**REQUIRED WORK:**
Return the material exactly as supplied, apart from the pictures, which are omitted.
%%
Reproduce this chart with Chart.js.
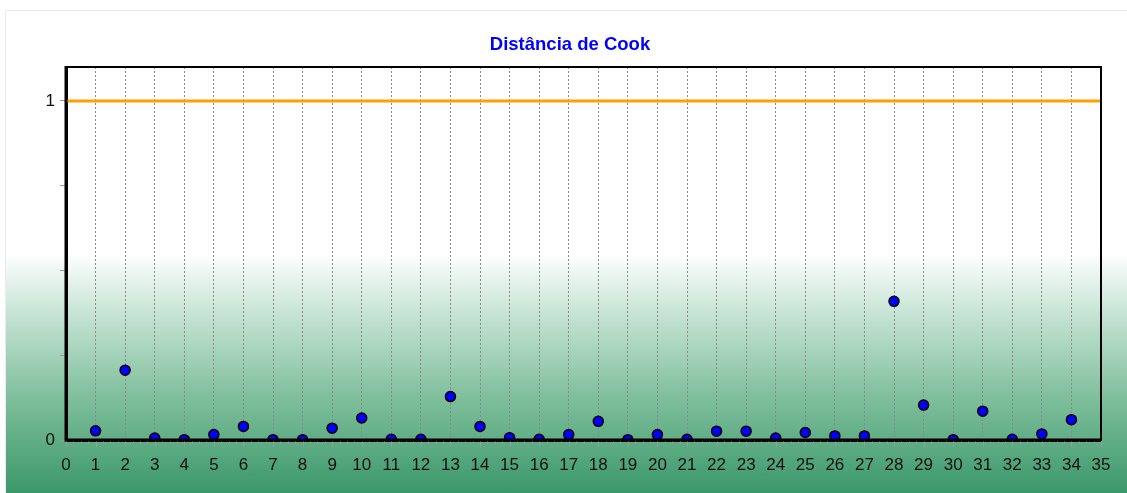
<!DOCTYPE html>
<html>
<head>
<meta charset="utf-8">
<script src="https://cdn.jsdelivr.net/npm/chart.js@4.4.1/dist/chart.umd.min.js"></script>
<style>
  body { margin: 0; background: #fff; }
  #panel {
    position: absolute; left: 5px; top: 10px; width: 1122px; height: 483px;
    border-left: 1px solid #ececec; border-top: 1px solid #ececec;
    background: linear-gradient(to bottom, #ffffff 0%, #ffffff 50%, #c9e5d7 62%, #7fbf9c 80%, #3a976a 100%);
  }
  #c { position: absolute; left: 0; top: 0; }
</style>
</head>
<body>
<div id="panel"></div>
<canvas id="c" width="1127" height="493"></canvas>
<script>
const cases = [1, 2, 3, 4, 5, 6, 7, 8, 9, 10, 11, 12, 13, 14, 15, 16, 17,
    18, 19, 20, 21, 22, 23, 24, 25, 26, 27, 28, 29, 30, 31, 32, 33, 34];
const cook = [0.027, 0.206, 0.006, 0.001, 0.016, 0.040, 0.001, 0.001, 0.035, 0.065,
    0.002, 0.002, 0.128, 0.040, 0.007, 0.002, 0.016, 0.055, 0.001, 0.016,
    0.002, 0.026, 0.026, 0.006, 0.022, 0.012, 0.012, 0.409, 0.103, 0.001,
    0.085, 0.002, 0.018, 0.060];
const limitX = [0, 35];
const limitY = [1, 1];
const yLabels = [0, 1];
const chartTitle = "Distância de Cook";

const font = "'Liberation Sans', Arial, sans-serif";

// frame, x ticks and title
const extras = {
    id: 'extras',
    afterDatasetsDraw(chart) {
        const ctx = chart.ctx;
        const a = chart.chartArea;
        const xs = chart.scales.x;
        ctx.save();
        ctx.strokeStyle = '#999';
        ctx.lineWidth = 1;
        ctx.beginPath();
        for (let v = 0; v <= 35; v += 0.25) {
            const px = Math.round(xs.getPixelForValue(v)) + 0.5;
            const len = Number.isInteger(v) ? 7 : 4;
            ctx.moveTo(px, a.bottom + 1);
            ctx.lineTo(px, a.bottom + len);
        }
        ctx.stroke();
        // top and right border
        ctx.strokeStyle = '#000';
        ctx.lineWidth = 2;
        ctx.beginPath();
        ctx.moveTo(a.left, a.top);
        ctx.lineTo(a.right, a.top);
        ctx.lineTo(a.right, a.bottom);
        ctx.stroke();
        // axes on top of the points
        ctx.lineWidth = 3;
        ctx.beginPath();
        ctx.moveTo(a.left, a.top - 1);
        ctx.lineTo(a.left, a.bottom);
        ctx.lineTo(a.right, a.bottom);
        ctx.stroke();
        // title
        ctx.fillStyle = '#0000ff';
        ctx.font = 'bold 18.5px ' + font;
        ctx.textAlign = 'center';
        ctx.textBaseline = 'middle';
        ctx.fillText(chartTitle, 570, 45);
        ctx.restore();
    }
};

new Chart(document.getElementById('c'), {
    type: 'scatter',
    data: {
        datasets: [{
            type: 'line',
            data: limitX.map((x, i) => ({ x: x, y: limitY[i] })),
            borderColor: '#ffa000',
            borderWidth: 3,
            pointRadius: 0,
            clip: 0
        }, {
            data: cases.map((c, i) => ({ x: c, y: cook[i] })),
            backgroundColor: '#0000ff',
            borderColor: '#000',
            borderWidth: 1.5,
            pointRadius: 5,
            clip: 0
        }]
    },
    options: {
        responsive: false,
        animation: false,
        devicePixelRatio: 1,
        layout: { padding: { top: 67, right: 26, left: 0, bottom: 0 } },
        plugins: {
            legend: { display: false },
            tooltip: { enabled: false }
        },
        scales: {
            x: {
                type: 'linear',
                min: 0,
                max: 35,
                afterFit: function (scale) { scale.height = 53; },
                ticks: {
                    stepSize: 1,
                    color: '#111',
                    padding: 9,
                    maxRotation: 0,
                    autoSkip: false,
                    font: { family: font, size: 17 }
                },
                grid: {
                    color: (ctx) => (ctx.tick && (ctx.tick.value === 0 || ctx.tick.value === 35)) ? 'rgba(0,0,0,0)' : '#8a8a8a',
                    tickColor: 'rgba(0,0,0,0)',
                    tickLength: 6,
                    lineWidth: 1
                },
                border: { color: '#000', width: 3, dash: [2, 2] }
            },
            y: {
                min: 0,
                max: 1.1,
                afterFit: function (scale) { scale.width = 66; },
                ticks: {
                    stepSize: 0.25,
                    includeBounds: false,
                    color: '#111',
                    padding: 5,
                    font: { family: font, size: 17 },
                    callback: (v) => yLabels.includes(v) ? String(v) : ''
                },
                grid: {
                    drawOnChartArea: false,
                    tickColor: '#999',
                    tickLength: 6
                },
                border: { color: '#000', width: 3 }
            }
        }
    },
    plugins: [extras]
});
</script>
</body>
</html>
%%
**COMPLETE RESPONSE:**
Reproduce this chart with Chart.js.
<!DOCTYPE html>
<html>
<head>
<meta charset="utf-8">
<script src="https://cdn.jsdelivr.net/npm/chart.js@4.4.1/dist/chart.umd.min.js"></script>
<style>
  body { margin: 0; background: #fff; }
  #panel {
    position: absolute; left: 5px; top: 10px; width: 1122px; height: 483px;
    border-left: 1px solid #ececec; border-top: 1px solid #ececec;
    background: linear-gradient(to bottom, #ffffff 0%, #ffffff 50%, #c9e5d7 62%, #7fbf9c 80%, #3a976a 100%);
  }
  #c { position: absolute; left: 0; top: 0; }
</style>
</head>
<body>
<div id="panel"></div>
<canvas id="c" width="1127" height="493"></canvas>
<script>
const cases = [1, 2, 3, 4, 5, 6, 7, 8, 9, 10, 11, 12, 13, 14, 15, 16, 17,
    18, 19, 20, 21, 22, 23, 24, 25, 26, 27, 28, 29, 30, 31, 32, 33, 34];
const cook = [0.027, 0.206, 0.006, 0.001, 0.016, 0.040, 0.001, 0.001, 0.035, 0.065,
    0.002, 0.002, 0.128, 0.040, 0.007, 0.002, 0.016, 0.055, 0.001, 0.016,
    0.002, 0.026, 0.026, 0.006, 0.022, 0.012, 0.012, 0.409, 0.103, 0.001,
    0.085, 0.002, 0.018, 0.060];
const limitX = [0, 35];
const limitY = [1, 1];
const yLabels = [0, 1];
const chartTitle = "Distância de Cook";

const font = "'Liberation Sans', Arial, sans-serif";

// frame, x ticks and title
const extras = {
    id: 'extras',
    afterDatasetsDraw(chart) {
        const ctx = chart.ctx;
        const a = chart.chartArea;
        const xs = chart.scales.x;
        ctx.save();
        ctx.strokeStyle = '#999';
        ctx.lineWidth = 1;
        ctx.beginPath();
        for (let v = 0; v <= 35; v += 0.25) {
            const px = Math.round(xs.getPixelForValue(v)) + 0.5;
            const len = Number.isInteger(v) ? 7 : 4;
            ctx.moveTo(px, a.bottom + 1);
            ctx.lineTo(px, a.bottom + len);
        }
        ctx.stroke();
        // top and right border
        ctx.strokeStyle = '#000';
        ctx.lineWidth = 2;
        ctx.beginPath();
        ctx.moveTo(a.left, a.top);
        ctx.lineTo(a.right, a.top);
        ctx.lineTo(a.right, a.bottom);
        ctx.stroke();
        // axes on top of the points
        ctx.lineWidth = 3;
        ctx.beginPath();
        ctx.moveTo(a.left, a.top - 1);
        ctx.lineTo(a.left, a.bottom);
        ctx.lineTo(a.right, a.bottom);
        ctx.stroke();
        // title
        ctx.fillStyle = '#0000ff';
        ctx.font = 'bold 18.5px ' + font;
        ctx.textAlign = 'center';
        ctx.textBaseline = 'middle';
        ctx.fillText(chartTitle, 570, 45);
        ctx.restore();
    }
};

new Chart(document.getElementById('c'), {
    type: 'scatter',
    data: {
        datasets: [{
            type: 'line',
            data: limitX.map((x, i) => ({ x: x, y: limitY[i] })),
            borderColor: '#ffa000',
            borderWidth: 3,
            pointRadius: 0,
            clip: 0
        }, {
            data: cases.map((c, i) => ({ x: c, y: cook[i] })),
            backgroundColor: '#0000ff',
            borderColor: '#000',
            borderWidth: 1.5,
            pointRadius: 5,
            clip: 0
        }]
    },
    options: {
        responsive: false,
        animation: false,
        devicePixelRatio: 1,
        layout: { padding: { top: 67, right: 26, left: 0, bottom: 0 } },
        plugins: {
            legend: { display: false },
            tooltip: { enabled: false }
        },
        scales: {
            x: {
                type: 'linear',
                min: 0,
                max: 35,
                afterFit: function (scale) { scale.height = 53; },
                ticks: {
                    stepSize: 1,
                    color: '#111',
                    padding: 9,
                    maxRotation: 0,
                    autoSkip: false,
                    font: { family: font, size: 17 }
                },
                grid: {
                    color: (ctx) => (ctx.tick && (ctx.tick.value === 0 || ctx.tick.value === 35)) ? 'rgba(0,0,0,0)' : '#8a8a8a',
                    tickColor: 'rgba(0,0,0,0)',
                    tickLength: 6,
                    lineWidth: 1
                },
                border: { color: '#000', width: 3, dash: [2, 2] }
            },
            y: {
                min: 0,
                max: 1.1,
                afterFit: function (scale) { scale.width = 66; },
                ticks: {
                    stepSize: 0.25,
                    includeBounds: false,
                    color: '#111',
                    padding: 5,
                    font: { family: font, size: 17 },
                    callback: (v) => yLabels.includes(v) ? String(v) : ''
                },
                grid: {
                    drawOnChartArea: false,
                    tickColor: '#999',
                    tickLength: 6
                },
                border: { color: '#000', width: 3 }
            }
        }
    },
    plugins: [extras]
});
</script>
</body>
</html>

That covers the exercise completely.